Intel Shines in MLCommons MLPerf Inference v3.1 Benchmark for AI Performance

In a significant stride towards making artificial intelligence accessible at scale, Intel has demonstrated its prowess in the AI space through the latest MLPerf Inference v3.1 benchmark results.
4th Gen Intel Xeon Scalable processors
These results underscore Intel’s competitive performance in AI inference and highlight the company’s dedication to catering to the full spectrum of AI workloads, from client and edge computing to network and cloud-based applications.

Impressive AI Product Portfolio

Sandra Rivera, Intel’s Executive Vice President and General Manager of the Data Center and AI Group, emphasized the significance of these results, stating, “As demonstrated through the recent MLCommons results, we have a strong, competitive AI product portfolio, designed to meet our customers’ needs for high-performance, high-efficiency deep learning inference and training, for the complete spectrum of AI models – from the smallest to the largest – with leading price/performance.”

Intel vs. Nvidia: The Battle Continues

Intel’s AI products have been shown to offer a compelling alternative to Nvidia’s H100 and A100 for AI computing needs. While every customer’s requirements are unique, Intel is committed to offering flexible and cost-effective AI solutions, breaking free from closed ecosystems and providing customers with options that align with their performance, efficiency, and cost targets.

Habana Gaudi2 Impresses

Intel’s submission for the MLPerf Inference benchmark featured the Habana Gaudi2 accelerators, which delivered impressive results for GPT-J, a 6 billion parameter language model. In particular:

Gaudi2 achieved a remarkable 78.58 queries per second for server queries and 84.08 queries per second for offline samples in GPT-J-99 benchmarks.

When compared to Gaudi2 demonstrated competitive performance, Nvidia’s H100 had a slight advantage of 1.09x in server performance and 1.28x in offline performance.

Gaudi2 outperformed Nvidia’s A100 by a substantial margin, delivering 2.4x better server performance and 2x better offline performance.

The Gaudi2 submission used FP8 and achieved an impressive 99.9% accuracy on this new data type.

With regular Gaudi2 software updates scheduled every six to eight weeks, Intel anticipates continued advancements in performance and expanded model coverage in MLPerf benchmarks.

Intel Xeon Processors Excel

Intel also showcased its prowess with the 4th Gen Intel Xeon Scalable processors , submitting results for all seven inference benchmarks, including GPT-J. These processors demonstrated excellent performance across various AI workloads, including vision, language processing, speech and audio translation models, and larger models like DLRM v2 recommendation and ChatGPT-J. Intel remains the only vendor to submit public CPU results with industry-standard deep learning ecosystem software.

The 4th Gen Intel Xeon Scalable processors are ideally suited for building and deploying general-purpose AI workloads with popular AI frameworks and libraries.
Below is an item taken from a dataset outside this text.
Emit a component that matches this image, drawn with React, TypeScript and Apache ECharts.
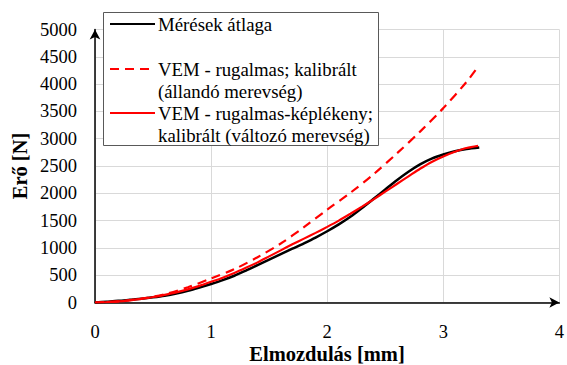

In the GPT-J 100-word summarization task, these processors achieved two paragraphs per second in offline mode and one paragraph per second in real-time server mode.

Intel also introduced the Intel Xeon CPU Max Series, featuring up to 64 gigabytes of high-bandwidth memory. For GPT-J, this CPU series was the only one capable of achieving a critical 99.9 percent accuracy level, which is essential for applications requiring the highest level of precision.